Jugendliche sind in der Gruppe brutaler
Acht Burschen missbrauchten eine 13-Jährige und filmten das Verbrechen. Experten analysierten nun diesen Gewaltexzess.
WUPPERTAL. Es ist ein Fall, der in der Öffentlichkeit für Fassungslosigkeit sorgt: Acht Jugendliche im Alter von 14 bis 16 Jahren sollen in Velbert bei Wuppertal ein 13-jähriges Mädchen vergewaltigt und den Missbrauch gefilmt haben. Ein Blick in die Kriminalstatistik offenbart: Gruppenvergewaltigungen sind kein Einzelfall. 2017 machte ein Fall aus Chicago international Schlagzeilen: Bei Facebook hatten rund 40 Menschen live mitverfolgen können, wie mehrere Menschen eine 15-Jährige vergewaltigten.

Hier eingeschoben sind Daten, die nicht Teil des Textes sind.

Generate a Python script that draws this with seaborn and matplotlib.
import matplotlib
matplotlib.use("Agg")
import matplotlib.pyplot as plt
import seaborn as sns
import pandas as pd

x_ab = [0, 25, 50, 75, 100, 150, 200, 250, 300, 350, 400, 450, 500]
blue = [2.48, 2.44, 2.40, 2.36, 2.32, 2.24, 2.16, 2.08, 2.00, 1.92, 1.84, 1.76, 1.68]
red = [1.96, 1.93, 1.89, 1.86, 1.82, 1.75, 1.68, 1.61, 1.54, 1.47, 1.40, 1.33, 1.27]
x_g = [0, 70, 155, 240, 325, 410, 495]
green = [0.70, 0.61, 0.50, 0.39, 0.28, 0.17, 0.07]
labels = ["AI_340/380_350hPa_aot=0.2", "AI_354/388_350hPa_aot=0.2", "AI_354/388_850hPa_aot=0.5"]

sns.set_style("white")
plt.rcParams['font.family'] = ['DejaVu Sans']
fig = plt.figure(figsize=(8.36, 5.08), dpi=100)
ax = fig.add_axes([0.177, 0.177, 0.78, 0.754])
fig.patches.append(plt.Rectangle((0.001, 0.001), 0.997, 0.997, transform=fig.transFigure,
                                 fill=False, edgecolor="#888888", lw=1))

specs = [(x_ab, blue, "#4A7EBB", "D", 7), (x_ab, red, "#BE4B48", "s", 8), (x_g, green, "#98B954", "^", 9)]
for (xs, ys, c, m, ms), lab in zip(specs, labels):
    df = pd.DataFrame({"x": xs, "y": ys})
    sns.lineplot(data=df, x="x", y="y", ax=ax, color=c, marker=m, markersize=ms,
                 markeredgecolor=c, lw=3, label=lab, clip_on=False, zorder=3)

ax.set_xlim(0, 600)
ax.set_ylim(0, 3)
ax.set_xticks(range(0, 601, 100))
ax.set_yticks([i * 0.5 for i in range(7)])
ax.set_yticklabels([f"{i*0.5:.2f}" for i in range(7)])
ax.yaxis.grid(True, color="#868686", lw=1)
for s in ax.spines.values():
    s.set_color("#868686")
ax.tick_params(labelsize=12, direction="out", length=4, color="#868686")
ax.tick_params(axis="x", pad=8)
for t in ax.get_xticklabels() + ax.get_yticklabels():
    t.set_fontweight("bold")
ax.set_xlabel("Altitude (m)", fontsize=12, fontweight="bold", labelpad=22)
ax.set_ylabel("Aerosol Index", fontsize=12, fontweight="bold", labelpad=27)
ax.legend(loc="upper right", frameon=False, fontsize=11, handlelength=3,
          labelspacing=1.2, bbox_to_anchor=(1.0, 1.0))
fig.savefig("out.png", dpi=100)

Das brutale Verbrechen in Velbert wurde erst jetzt, Monate später, öffentlich, weil Polizei und Staatsanwaltschaft lang versucht hatten, das schwer traumatisierte Opfer zu schützen. Sie sei am 21. April in einem Schwimmbad von mehreren Teenagern belästigt worden, berichtet WolfTilman Baumert, Sprecher der ermittelnden Wuppertaler Staatsanwaltschaft. Als sie sich auf den Heimweg durch ein Waldstück machte, soll sie von mindestens acht Jugendlichen angegriffen worden sein.

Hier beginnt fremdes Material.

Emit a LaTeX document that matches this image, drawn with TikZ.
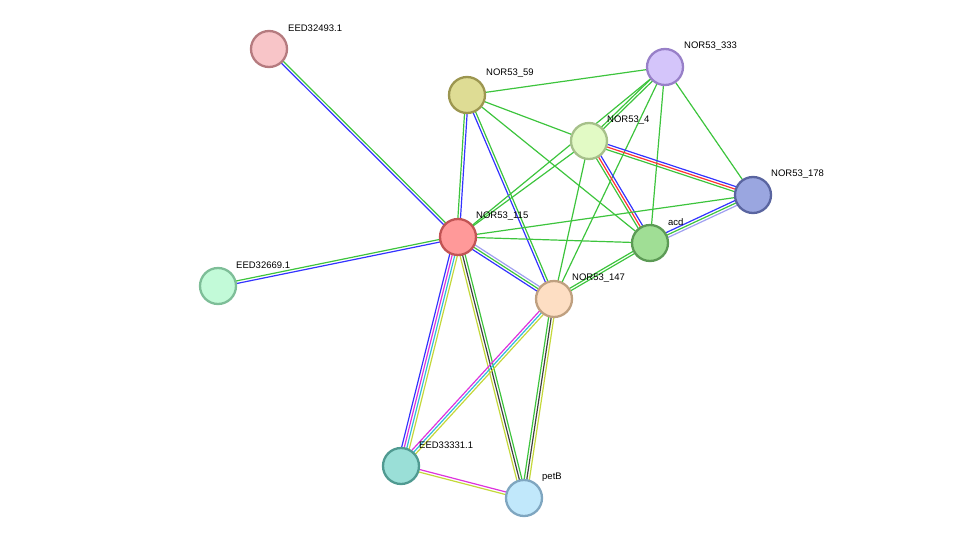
\documentclass[tikz,border=0pt]{standalone}
\usepackage{fontspec}
\setmainfont{Liberation Sans}
\usetikzlibrary{calc}
\definecolor{eg}{HTML}{3DC43D}
\definecolor{eb}{HTML}{3333FF}
\definecolor{er}{HTML}{FF3333}
\definecolor{el}{HTML}{A0A0F0}
\definecolor{ey}{HTML}{C4D83A}
\definecolor{ec}{HTML}{33BBDD}
\definecolor{em}{HTML}{DD33DD}
\definecolor{ek}{HTML}{404040}
\definecolor{fA}{HTML}{F8C5C8}\definecolor{dA}{HTML}{B57B7F}
\definecolor{fB}{HTML}{D4C5FA}\definecolor{dB}{HTML}{9880C8}
\definecolor{fC}{HTML}{DEDC94}\definecolor{dC}{HTML}{9C9650}
\definecolor{fD}{HTML}{E2FAC5}\definecolor{dD}{HTML}{A6C08A}
\definecolor{fE}{HTML}{9AA6E0}\definecolor{dE}{HTML}{5A65A0}
\definecolor{fF}{HTML}{FF9999}\definecolor{dF}{HTML}{C25454}
\definecolor{fG}{HTML}{A0DE95}\definecolor{dG}{HTML}{5C9A55}
\definecolor{fH}{HTML}{C2FAD8}\definecolor{dH}{HTML}{7EBE98}
\definecolor{fI}{HTML}{FDDEC3}\definecolor{dI}{HTML}{BFA080}
\definecolor{fJ}{HTML}{9ADFD7}\definecolor{dJ}{HTML}{509A91}
\definecolor{fK}{HTML}{C1E8FB}\definecolor{dK}{HTML}{7FA6C0}
\newcommand\stredge[4]{%
  \foreach \c [count=\i] in {#4} {%
    \pgfmathsetmacro\o{(\i-(#3+1)/2)*2.6}
    \draw[\c, line width=1.2pt] ($(#1)!\o pt!90:(#2)$) -- ($(#2)!\o pt!-90:(#1)$);
  }}
\tikzset{
  prot/.style={circle, minimum size=36pt, inner sep=0pt, line width=2.3pt},
  lab/.style={anchor=west, font=\fontsize{9.5pt}{11pt}\selectfont, inner sep=1pt}
}
\begin{document}
\begin{tikzpicture}[x=1pt,y=-1pt]
\useasboundingbox (0,0) rectangle (975,544);
\coordinate (e93) at (269,49);
\coordinate (n333) at (665,67);
\coordinate (n59) at (467,95);
\coordinate (n4) at (589,141);
\coordinate (n178) at (753,195);
\coordinate (n115) at (458,237);
\coordinate (acd) at (650,243);
\coordinate (e69) at (218,286);
\coordinate (n147) at (554,299);
\coordinate (e31) at (401,466);
\coordinate (petB) at (524,498);
% edges
\stredge{n59}{n333}{1}{eg}
\stredge{n59}{n4}{1}{eg}
\stredge{n59}{acd}{1}{eg}
\stredge{n59}{n115}{2}{eg,eb}
\stredge{n59}{n147}{2}{eb,eg}
\stredge{n333}{n4}{2}{eg,eg}
\stredge{n333}{n115}{1}{eg}
\stredge{n333}{n147}{1}{eg}
\stredge{n333}{acd}{1}{eg}
\stredge{n333}{n178}{1}{eg}
\stredge{n4}{n178}{3}{eg,er,eb}
\stredge{n4}{acd}{3}{eg,er,eb}
\stredge{n4}{n147}{1}{eg}
\stredge{n4}{n115}{1}{eg}
\stredge{n115}{n178}{1}{eg}
\stredge{n115}{acd}{1}{eg}
\stredge{n115}{n147}{3}{eb,eg,el}
\stredge{n115}{e93}{2}{eg,eb}
\stredge{n115}{e69}{2}{eg,eb}
\stredge{n115}{e31}{4}{eb,em,ec,ey}
\stredge{n115}{petB}{3}{ey,ek,eg}
\stredge{n147}{acd}{2}{eg,eg}
\stredge{n147}{e31}{3}{em,ec,ey}
\stredge{n147}{petB}{3}{eg,ek,ey}
\stredge{acd}{n178}{3}{el,eg,eb}
\stredge{e31}{petB}{2}{ey,em}
% nodes
\node[prot, fill=fA, draw=dA] (N93) at (e93) {};
\node[prot, fill=fB, draw=dB] (N333) at (n333) {};
\node[prot, fill=fC, draw=dC] (N59) at (n59) {};
\node[prot, fill=fD, draw=dD] (N4) at (n4) {};
\node[prot, fill=fE, draw=dE] (N178) at (n178) {};
\node[prot, fill=fF, draw=dF] (N115) at (n115) {};
\node[prot, fill=fG, draw=dG] (Nacd) at (acd) {};
\node[prot, fill=fH, draw=dH] (N69) at (e69) {};
\node[prot, fill=fI, draw=dI] (N147) at (n147) {};
\node[prot, fill=fJ, draw=dJ] (N31) at (e31) {};
\node[prot, fill=fK, draw=dK] (NpetB) at (petB) {};
% labels
\node[lab] (L93) at ($(e93)+(18,-21)$) {EED32493.1};
\node[lab] (L333) at ($(n333)+(18,-21)$) {NOR53\_333};
\node[lab] (L59) at ($(n59)+(18,-22)$) {NOR53\_59};
\node[lab] (L4) at ($(n4)+(17,-21)$) {NOR53\_4};
\node[lab] (L178) at ($(n178)+(17,-21)$) {NOR53\_178};
\node[lab] (L115) at ($(n115)+(17,-21)$) {NOR53\_115};
\node[lab] (Lacd) at ($(acd)+(17,-21)$) {acd};
\node[lab] (L69) at ($(e69)+(17,-21)$) {EED32669.1};
\node[lab] (L147) at ($(n147)+(17,-21)$) {NOR53\_147};
\node[lab] (L31) at ($(e31)+(17,-21)$) {EED33331.1};
\node[lab] (LpetB) at ($(petB)+(17,-21)$) {petB};
\end{tikzpicture}
\end{document}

Dabei sei sie mehrfach Opfer schwerwiegender Sexualstraftaten geworden – auf Handyvideo gebannt. Baumert spricht von „drastischen Szenen“. Erst als eine Spaziergängerin die Burschen zur Rede stellen wollte, ergriffen sie die Flucht. Sechs von ihnen sitzen mittlerweile in U-Haft, nach zwei weiteren wird gefahndet. Alle Tatverdächtigen gingen in Velbert in die Schule, sie stammen aus Bulgarien.

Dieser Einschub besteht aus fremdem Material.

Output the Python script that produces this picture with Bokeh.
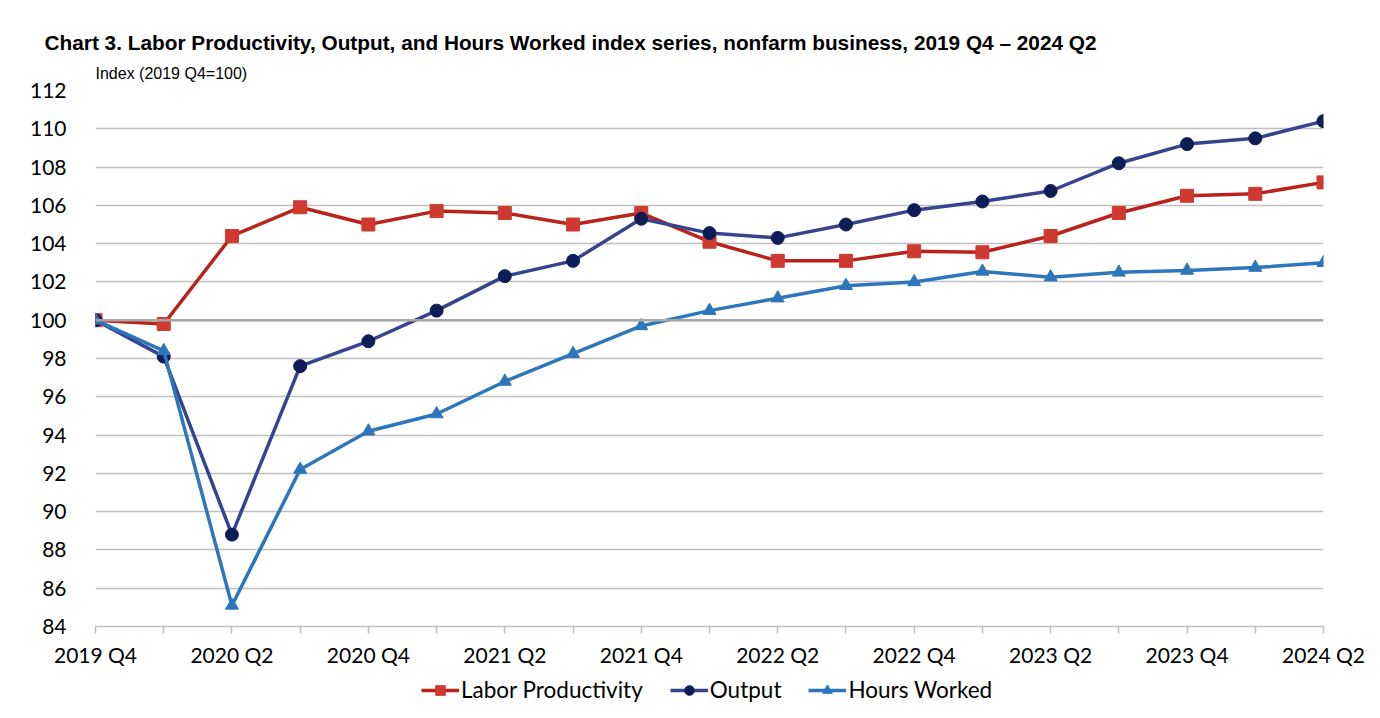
from bokeh.plotting import figure
from bokeh.layouts import column
from bokeh.models import Legend, LegendItem, Span, FixedTicker, Title, Range1d
from bokeh.embed import file_html
from bokeh.resources import INLINE

quarters = ["2019 Q4", "2020 Q1", "2020 Q2", "2020 Q3", "2020 Q4",
            "2021 Q1", "2021 Q2", "2021 Q3", "2021 Q4",
            "2022 Q1", "2022 Q2", "2022 Q3", "2022 Q4",
            "2023 Q1", "2023 Q2", "2023 Q3", "2023 Q4",
            "2024 Q1", "2024 Q2"]
labor_productivity = [100.0, 99.8, 104.4, 105.9, 105.0, 105.7, 105.6, 105.0, 105.6,
                      104.1, 103.1, 103.1, 103.6, 103.55, 104.4, 105.6, 106.5, 106.6, 107.2]
output = [100.0, 98.1, 88.8, 97.6, 98.9, 100.5, 102.3, 103.1, 105.3,
          104.55, 104.3, 105.0, 105.75, 106.2, 106.75, 108.2, 109.2, 109.5, 110.4]
hours_worked = [100.0, 98.4, 85.1, 92.2, 94.2, 95.1, 96.8, 98.25, 99.7,
                100.5, 101.15, 101.8, 102.0, 102.55, 102.25, 102.5, 102.6, 102.75, 103.0]
y_ticks = list(range(84, 113, 2))

xs = list(range(len(quarters)))

TICK_FONT = "Lato"

STYLES = [
    ("Labor Productivity", labor_productivity, "#B9231B", "square", "#CF3A30"),
    ("Output", output, "#36438F", "circle", "#0E1C58"),
    ("Hours Worked", hours_worked, "#2E76BB", "triangle", "#2E76BB"),
]

p = figure(width=1372, height=676, output_backend="svg", toolbar_location=None,
           x_range=Range1d(0, len(quarters) - 1), y_range=Range1d(84, 112),
           min_border_left=95, min_border_right=49, min_border_top=90, min_border_bottom=50)
p.outline_line_color = None
p.background_fill_color = "white"
p.border_fill_color = "white"

# Titles
sub = Title(text="Index (2019 Q4=100)", align="left", offset=0, standoff=17,
            text_font="Liberation Sans", text_font_size="16px",
            text_font_style="normal", text_color="#000000")
main = Title(text="Chart 3. Labor Productivity, Output,  and Hours Worked index series, nonfarm business, 2019 Q4 \u2013 2024 Q2",
             align="left", offset=-51, standoff=2, text_font="Liberation Sans", text_font_size="20.8px",
             text_font_style="bold", text_color="#000000")
p.add_layout(sub, "above")
p.add_layout(main, "above")

# Grid
p.xgrid.visible = False
p.ygrid.ticker = FixedTicker(ticks=y_ticks)
p.ygrid.grid_line_color = "#BFBFBF"
p.ygrid.grid_line_width = 1.5

p.add_layout(Span(location=100, dimension="width", line_color="#A6A6A6", line_width=2.5))

# Axes
p.yaxis.ticker = FixedTicker(ticks=y_ticks)
p.yaxis.axis_line_color = None
p.yaxis.major_tick_line_color = None
p.yaxis.minor_tick_line_color = None
p.yaxis.major_label_text_font = TICK_FONT
p.yaxis.major_label_text_font_size = "21px"
p.yaxis.major_label_text_color = "#000000"
p.yaxis.major_label_standoff = 23

p.xaxis.ticker = FixedTicker(ticks=xs)
p.xaxis.major_label_overrides = {i: (q if i % 2 == 0 else "") for i, q in enumerate(quarters)}
p.xaxis.axis_line_color = "#BFBFBF"
p.xaxis.axis_line_width = 1.5
p.xaxis.major_tick_line_color = "#BFBFBF"
p.xaxis.major_tick_line_width = 1.5
p.xaxis.major_tick_out = 7
p.xaxis.major_tick_in = 0
p.xaxis.minor_tick_line_color = None
p.xaxis.major_label_text_font = TICK_FONT
p.xaxis.major_label_text_font_size = "21px"
p.xaxis.major_label_text_color = "#000000"
p.xaxis.major_label_standoff = 8

# Series
for name, vals, lc, mk, mc in STYLES:
    p.line(xs, vals, line_color=lc, line_width=3.5)
    p.scatter(xs, vals, marker=mk, size=13, fill_color=mc, line_color=mc)

# Legend strip (separate figure below the chart; its glyphs lie outside its view)
lf = figure(width=1372, height=34, output_backend="svg", toolbar_location=None,
            x_range=Range1d(1000, 1001), y_range=Range1d(1000, 1001),
            min_border_left=0, min_border_right=0, min_border_top=0, min_border_bottom=0)
lf.axis.visible = False
lf.grid.visible = False
lf.outline_line_color = None
lf.background_fill_color = "white"
lf.border_fill_color = "white"

items = []
for name, vals, lc, mk, mc in STYLES:
    r1 = lf.line(xs, vals, line_color=lc, line_width=3.5)
    r2 = lf.scatter(xs, vals, marker=mk, size=12, fill_color=mc, line_color=mc)
    items.append(LegendItem(label=name, renderers=[r1, r2]))

legend = Legend(items=items, orientation="horizontal", location=(326, 7),
                label_text_font=TICK_FONT, label_text_font_size="22.5px", label_text_color="#000000",
                glyph_width=38, glyph_height=24, label_height=24, spacing=27, label_standoff=2,
                border_line_color=None, background_fill_alpha=0, padding=0, margin=0)
lf.add_layout(legend)

layout = column(p, lf, spacing=0)
open("out.html", "w").write(file_html(layout, INLINE))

Sexualdelikte, in denen gleich mehrere Männer über Frauen herfallen, beschäftigen Polizei und Staatsanwaltschaft in Deutschland laut Polizeilicher Kriminalstatistik seit Jahren auf stets ähnlichem Niveau. So ermittelten die Behörden 2017 gegen 467 Tatverdächtige, die an Gruppenvergewaltigungen beteiligt gewesen sein sollen – mehr als ein Drittel von ihnen sind Jugendliche oder Heranwachsende unter 21 Jahren, in aller Regel männlich. „So etwas hat es auch in der Vergangenheit schon gegeben, heute werden solche Verbrechen jedoch stärker wahrgenommen“, sagt der Kriminalpsychologe Rudolf Egg. Auch weil in Zeiten von Smartphones die Dokumentation des eigenen Verbrechens so leicht geworden sei. Hinzu komme in manchen Fällen auch der Reiz, vor breitem Publikum zu protzen – etwa dann, wenn Täter gefilmte Gewaltszenen ins Internet stellten. „Durch Filmen kann man auch den Tatrausch verlängern“, ergänzt der Psychotherapeut und Experte für Täterverhalten, Christian Lüdke. Und: „Je größer die Gruppe, desto unwahrscheinlicher ist es, dass einer ,Stopp‘ sagt.“Der gemeinsame Tatrausch steigere sich immer weiter. „Es kann sogar sein, dass sich – typisch männlich – ein Wettkampf entwickelt, in dem jeder der Härteste sein will“, sagt Lüdke.